One word of caution (but it's only my $.10): to do good stuff with the latter setup you gotta be good, arguably better, than with the traditional way. The reason being that while all these emulations can
sound fantastic, the work necessary to make them so is a bit off field. Take a drum part: you need to know how to play drums and record them, but once you do - all the performance nuances, timing micro-shifts, all the stuff that makes the part interesting
will be there. It takes effort to get the takes to tape, but once you have them, they're good (assuming you are a good drummer :)).
Whereas if you use even a great drum software instruments, you can create a sketch part in a fews seconds.. but then you have to spend lots of time in trying to make it feel personal and realistic, which means thinking explicitly
of stuff that - as a drummer - you normally wouldn't... as it would be just what happens: velocity of hits, move hits a little bit to simulate shifts, nuances etc.

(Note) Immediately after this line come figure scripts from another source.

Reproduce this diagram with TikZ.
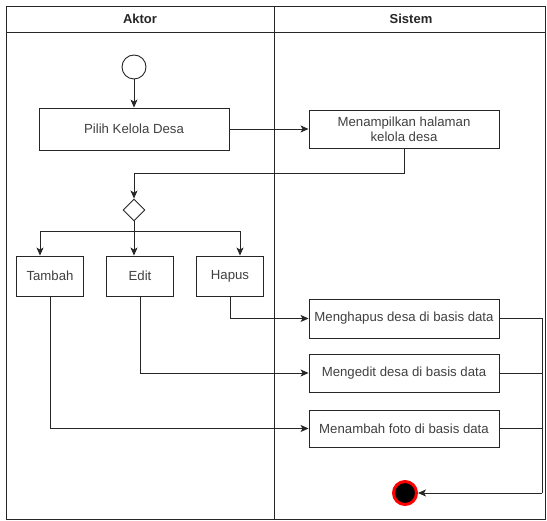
\documentclass[tikz,border=0pt]{standalone}
\usepackage{fontspec}
\setmainfont{Liberation Sans}
\usetikzlibrary{shapes.geometric,positioning,arrows.meta}

\begin{document}
\begin{tikzpicture}
  [
    x=1pt, y=-1pt,
    act/.style={draw, rectangle, line width=0.9pt, draw=black!85, inner sep=2pt, align=center, text=black!75, font=\fontsize{13.2}{15}\selectfont},
    begin/.style={draw, circle, line width=0.9pt, draw=black!85, minimum size=24pt, inner sep=0pt},
    choice/.style={draw, diamond, line width=0.9pt, draw=black!85, minimum width=22pt, minimum height=22pt, inner sep=0pt},
    finish/.style={circle, fill=black, draw=red, line width=3pt, minimum size=23pt, inner sep=0pt},
    head/.style={font=\bfseries\fontsize{13}{15}\selectfont, text=black!85},
    flow/.style={-{Stealth[length=8pt,width=7pt,inset=2pt]}, line width=0.9pt, draw=black!85},
    link/.style={line width=0.9pt, draw=black!85},
  ]
  \useasboundingbox (0,0) rectangle (547,521);

  % swimlanes
  \draw [link] (6,6) rectangle (545,519);
  \draw [link] (6,32) -- (545,32);
  \draw [link] (274,6) -- (274,519);
  \node (aktor) [head] at (140,19) {Aktor};
  \node (sistem) [head] at (411,19) {Sistem};

  % aktor
  \node (mulai) [begin] at (134,67) {};
  \node (pilih) [act, minimum width=190pt, minimum height=42pt] at (134,129) {Pilih Kelola Desa};
  \node (pilihan) [choice] at (134,210) {};
  \node (tambah) [act, minimum width=67pt, minimum height=40pt] at (50,276) {Tambah};
  \node (edit) [act, minimum width=67pt, minimum height=40pt] at (140,276) {Edit};
  \node (hapus) [act, minimum width=67pt, minimum height=40pt] at (230,276) {Hapus};

  % sistem
  \node (tampil) [act, minimum width=190pt, minimum height=38pt] at (404,129) {Menampilkan halaman\\kelola desa};
  \node (hapusdb) [act, minimum width=190pt, minimum height=39pt] at (404,318.5) {Menghapus desa di basis data};
  \node (editdb) [act, minimum width=190pt, minimum height=38pt] at (404,373) {Mengedit desa di basis data};
  \node (tambahdb) [act, minimum width=190pt, minimum height=37pt] at (404,428.5) {Menambah foto di basis data};
  \node (akhir) [finish] at (405,493) {};

  \coordinate (cabang) at (134,231);
  \coordinate (gabung) at (542,493);

  \draw [flow] (mulai) -- (pilih);
  \draw [flow] (pilih) -- (tampil);
  \draw [flow] (tampil.south) -- ++(0,25) -| (pilihan.north);
  \draw [link] (pilihan.south) -- (cabang);
  \draw [flow] (cabang) -| ([xshift=-10pt]tambah.north);
  \draw [flow] (cabang) -- (cabang |- edit.north);
  \draw [flow] (cabang) -| ([xshift=10pt]hapus.north);

  \draw [flow] (hapus.south) |- (hapusdb.west);
  \draw [flow] (edit.south) |- (editdb.west);
  \draw [flow] (tambah.south) |- (tambahdb.west);

  \draw [link] (hapusdb.east) -| (gabung);
  \draw [link] (editdb.east) -- (editdb.east -| gabung);
  \draw [link] (tambahdb.east) -- (tambahdb.east -| gabung);
  \draw [flow] (gabung) -- (akhir);
\end{tikzpicture}
\end{document}
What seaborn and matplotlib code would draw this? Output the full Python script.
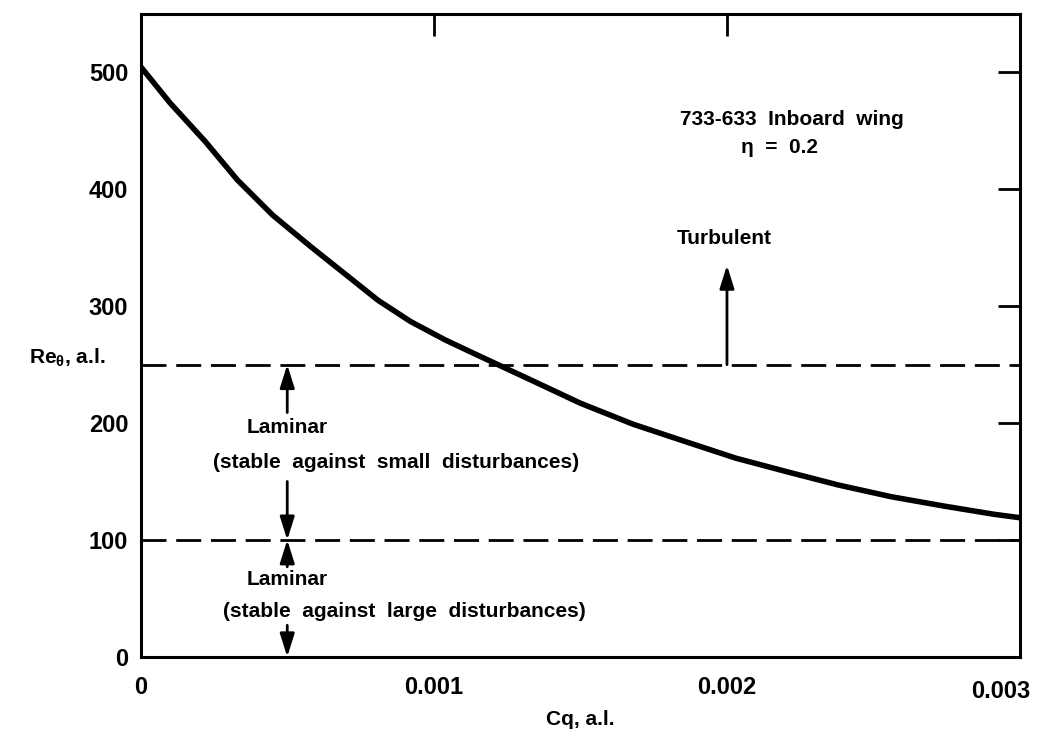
import matplotlib
matplotlib.use("Agg")
import matplotlib.pyplot as plt
import matplotlib.transforms as mtransforms
import pandas as pd
import seaborn as sns

# Momentum-thickness Reynolds number versus suction coefficient
cq = [0.0, 0.0001, 0.00022, 0.00033, 0.00045, 0.00058, 0.0007, 0.00081,
      0.00092, 0.00104, 0.00115, 0.00121, 0.00133, 0.0015, 0.00168,
      0.00186, 0.00203, 0.00221, 0.00238, 0.00256, 0.00274, 0.00291, 0.003]
re_theta = [505, 474, 441, 408, 378, 351, 327, 305,
            287, 271, 258, 251, 237, 217, 199,
            184, 170, 158, 147, 137, 129, 122, 119]

# Stability limits
re_turbulent = 250
re_large_dist = 100

x_ticks = [0.0, 0.001, 0.002, 0.003]
x_tick_labels = ["0", "0.001", "0.002", "0.003"]
y_ticks = [0, 100, 200, 300, 400, 500]
y_tick_labels = ["0", "100", "200", "300", "400", "500"]

sns.set_style("white")
plt.rcParams["font.family"] = ["Liberation Sans", "DejaVu Sans"]
plt.rcParams["font.weight"] = "bold"
plt.rcParams["text.color"] = "black"
plt.rcParams["axes.labelcolor"] = "black"
plt.rcParams["mathtext.fontset"] = "custom"
plt.rcParams["mathtext.rm"] = "Liberation Sans:bold"
plt.rcParams["mathtext.it"] = "Liberation Sans:bold"
plt.rcParams["mathtext.bf"] = "Liberation Sans:bold"

df = pd.DataFrame({"Cq": cq, "Re": re_theta})

fig = plt.figure(figsize=(10.42, 7.38), dpi=100)
ax = fig.add_axes([0.135, 0.110, 0.844, 0.871])

sns.lineplot(data=df, x="Cq", y="Re", ax=ax, color="black", linewidth=4.0,
             estimator=None, sort=False, legend=False)

for level in (re_turbulent, re_large_dist):
    ax.axhline(level, color="black", linewidth=2.0, dashes=(9, 3.5))

ax.set_xlim(0, 0.003)
ax.set_ylim(0, 550)
ax.set_xticks(x_ticks)
ax.set_xticklabels(x_tick_labels)
ax.set_yticks(y_ticks)
ax.set_yticklabels(y_tick_labels)

ax.tick_params(axis="both", which="major", direction="in", length=16, width=2.0,
               top=True, right=True, labelsize=17, colors="black")
ax.tick_params(axis="x", pad=14)
ax.tick_params(axis="y", pad=9)
for lbl in ax.get_xticklabels() + ax.get_yticklabels():
    lbl.set_fontweight("bold")

# pull the last x label slightly inward so it stays on the canvas
last = ax.get_xticklabels()[-1]
last.set_transform(last.get_transform() +
                   mtransforms.ScaledTranslation(-14 / 72, -3 / 72, fig.dpi_scale_trans))

for sp in ax.spines.values():
    sp.set_linewidth(2.2)
    sp.set_color("black")
    sp.set_visible(True)

ax.set_xlabel("Cq, a.l.", fontsize=15, fontweight="bold", color="black")
ax.xaxis.set_label_coords(0.5, -0.098)
ax.xaxis.label.set_va("center")
ax.set_ylabel(r"Re$_{\theta}$, a.l.", fontsize=15, fontweight="bold", color="black",
              rotation=0, ha="center", va="center")
ax.yaxis.set_label_coords(-0.084, 0.465)

# Arrows marking the flow regimes
arrow_kw = dict(arrowstyle="-|>,head_length=0.7,head_width=0.22",
                color="black", linewidth=2.0, mutation_scale=20,
                shrinkA=0, shrinkB=0)

def arrow(x, y_from, y_to):
    ax.annotate("", xy=(x, y_to), xytext=(x, y_from), arrowprops=arrow_kw)

arrow(0.002, re_turbulent, 335)
arrow(0.0005, 209, re_turbulent)
arrow(0.0005, 150, re_large_dist)
arrow(0.0005, 77, re_large_dist)
arrow(0.0005, 27, 0)

txt = dict(ha="center", va="center", fontsize=15, fontweight="bold", color="black")
ax.text(0.00222, 460, "733-633  Inboard  wing", **txt)
ax.text(0.00218, 436, "η  =  0.2", **txt)
ax.text(0.00199, 358, "Turbulent", **txt)
ax.text(0.0005, 196, "Laminar", **txt)
ax.text(0.00087, 166, "(stable  against  small  disturbances)", **txt)
ax.text(0.0005, 66, "Laminar", **txt)
ax.text(0.0009, 39, "(stable  against  large  disturbances)", **txt)

fig.savefig("out.png", dpi=100)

To each their own tough, I've heard programmed parts which are incredibly good, so it's perfectly possible, but you get to learn programming them. I'd rather ask a drummer. :D
Pro Tools wasn't that expensive as I thought, about $559 for the "standard" version, but perhaps I go with Reaper instead. Several others have recommended it. Does any audio interface work with Pro Tools, or do they have their own audio interfaces?
Nowadays pretty much everything works with everything - at least with USB. What differentiates the interfaces is the number of I/O, the digital connectivity options, a little bit (but little) the quality of preamps and converters, the inherent latency and quality of drivers (which produces the actual latency), and the overall support from the companies.